Planet Labs will indefinitely suspend release of satellite imagery covering Iran and the broader Middle East (withholding images back to March 9) following a U.S. government request, shifting to case-by-case 'managed distribution' until hostilities end. The move creates meaningful regulatory risk for the Earth-observation sector, disrupting commercial subscriptions and likely reducing monetization of high-frequency imaging fleets; peers (Vantor) are already tightening access controls while others (Blacksky) have not commented. Portfolio impact: expect increased uncertainty and potential downside pressure on equity valuations for commercial imaging firms while government contracts remain a relative revenue bulwark.

Analysis

The most important structural shift is not a one-time revenue hit but an accelerated re-pricing of commercial EO (earth observation) product economics: raw imagery becomes a regulated input, and value migrates to downstream analytics, tasking guarantees, and government-facing SLAs.

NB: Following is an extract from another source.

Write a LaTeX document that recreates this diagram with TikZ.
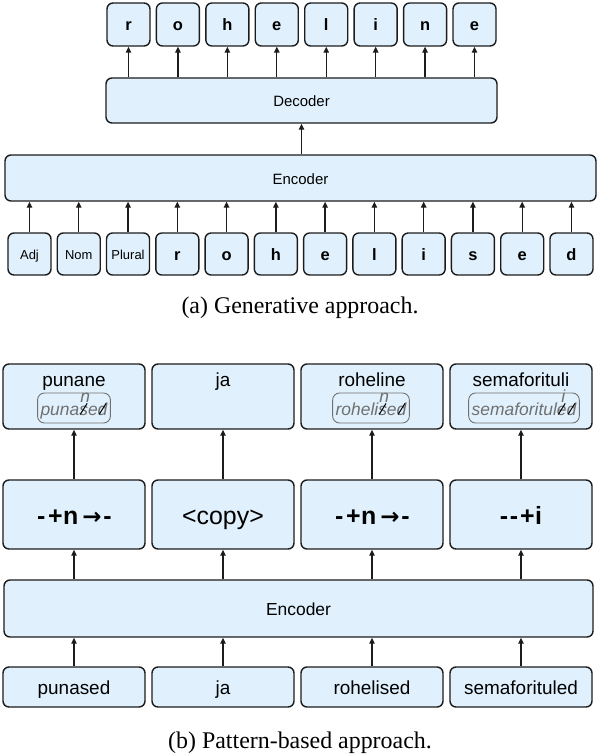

Companies with a higher share of government-funded, multi-year contracts or the ability to sell encrypted/controlled feeds should retain pricing power; pure-play subscription models that rely on high-frequency, open distribution face both churn and contract renegotiation pressure over the next 3–12 months. Expect supply-chain knock-ons: ground-station operators, cloud-hosting partners, and third‑party analytics vendors will see contract repricing and potential concentration risk as commercial providers constrain distribution; conversely, vendors of non-EO sensing (SAR, signals, on‑the‑ground sensors) become tactical substitutes, creating a 6–18 month demand shift toward technologies that are less encumbered by U.S. export controls. Regulatory precedent now increases the probability of formal export-control codification within 12–24 months, which would structurally reduce TAM for unconstrained commercial imagery in contested theaters and favor defense integrators and classified-capable providers. Near-term catalyst sequencing matters: earnings prints that show subscription churn or delayed renewals (next 1–2 quarters) plus any government indemnity/compensation announcements are binary events that could drive 30–50% moves. The consensus underprices the speed of consolidation — smaller EO plays lacking government ties are likely acquisition targets or will face step-downs in valuation as recurring revenue visibility collapses; that creates actionable dispersion between firms with embedded defense revenues and those reliant on open-data monetization.